International career^{‡}
- 2015: Sweden U16 / 2 / (0)
- 2017: Sweden U18 / 2 / (0)
- 2018: Sweden U19 / 6 / (0)
- 2026–: Eritrea / 2 / (0)

= Victor Fors =

Swedish-Eritrean footballer (born 1999)

Victor Fors (born 11 March 1999) is a footballer who plays as a right-back for Kongsvinger. Born in Sweden, he represents Eritrea internationally.

==Career==
Fors came up in the academy of IF Brommapojkarna and made his first-team debut in 2017, the year they won the 2017 Superettan. He made two appearances for the Swedish futures team in 2015, followed by eeight appearances for Sweden U18 and U19 in 2017–2018. From 2018 through 2020 he represented several clubs on the second, third and fourth tier around the Stockholm area: IK Frej, Assyriska FF, IFK Stocksund and IFK Haninge. While he played in lower divisions in Stockholm, he worked on a garbage truck.

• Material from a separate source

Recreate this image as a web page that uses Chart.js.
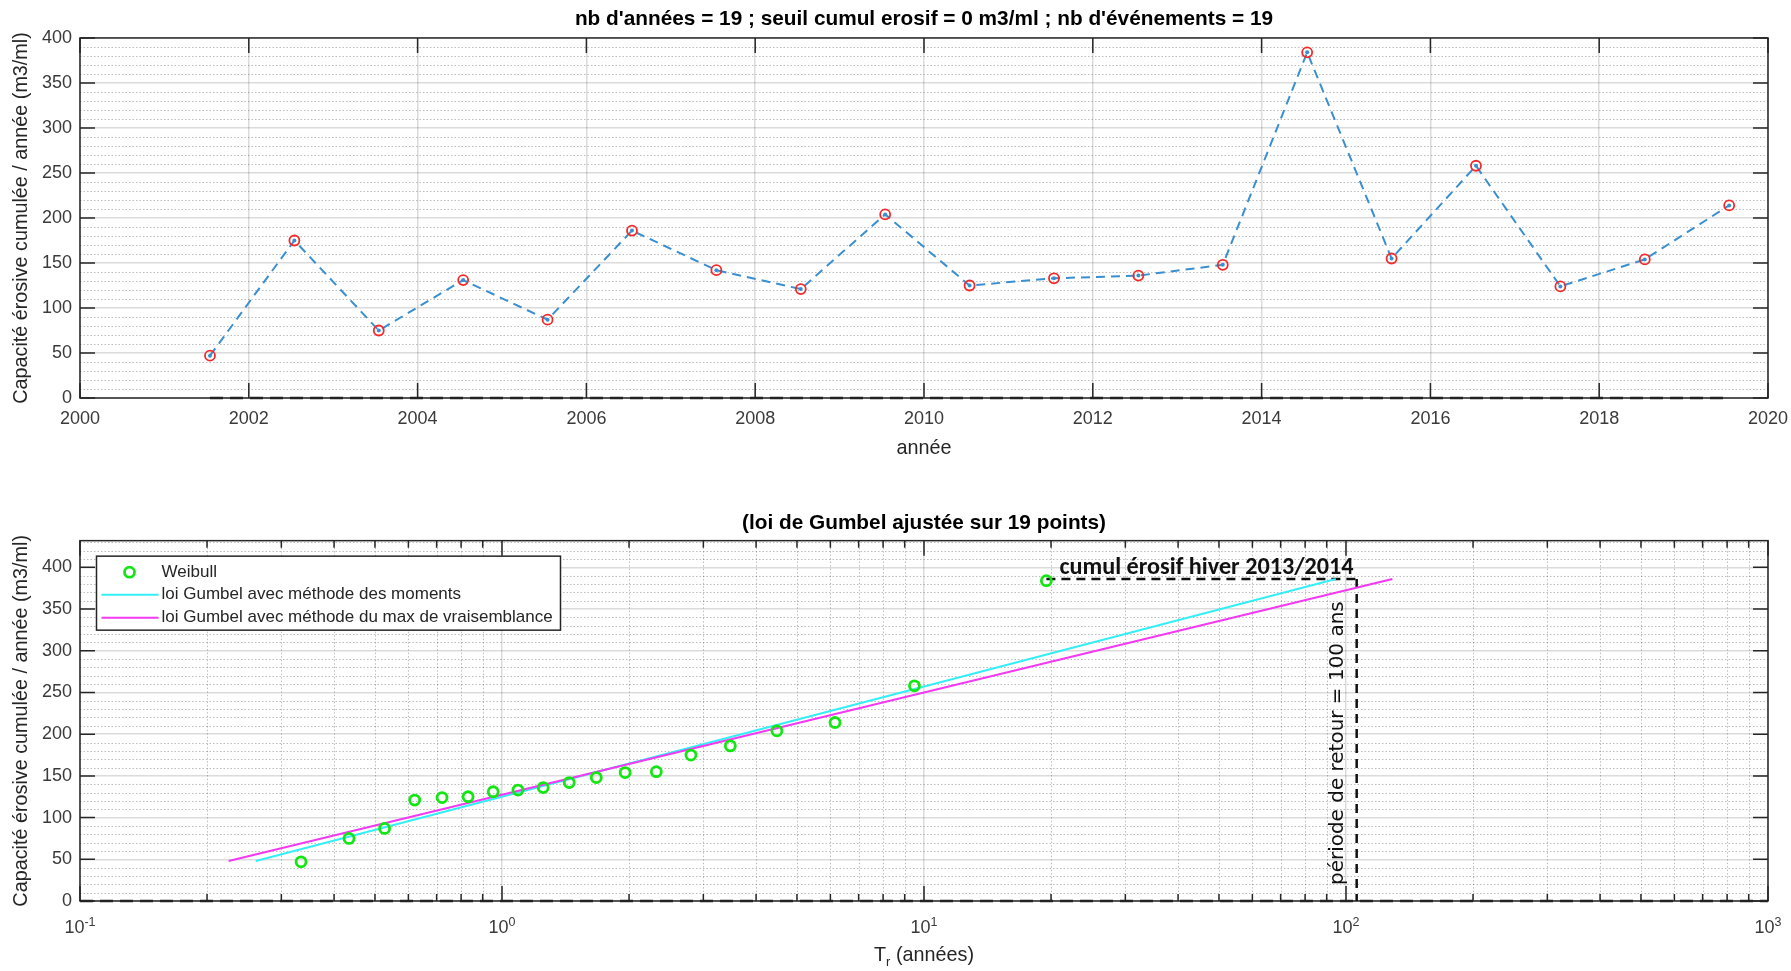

Fors returned to the Superettan after three years' absence, when signing for AFC Eskilstuna ahead of the 2021 season. He eventually served as team captain, but missed the entire 2023 season to a damaged cruciate ligament. After AFC Eskilstuna faced relegation to the third tier, Fors left and signed for Raufoss IL in Norway. Reports also claimed he had been followed by Västerås SK.

After two years in Raufoss, his contract was not renewed and he was picked up by a team in the same division, Kongsvinger IL.

In 2026 he was also called up to play for Eritrea, alongside other members of the diaspora. Fors stated that he grew up in "a little Eritrea" in Stockholm. He made his international debut in March in a two-legged face-off against Eswatini, where Eritrea won both legs.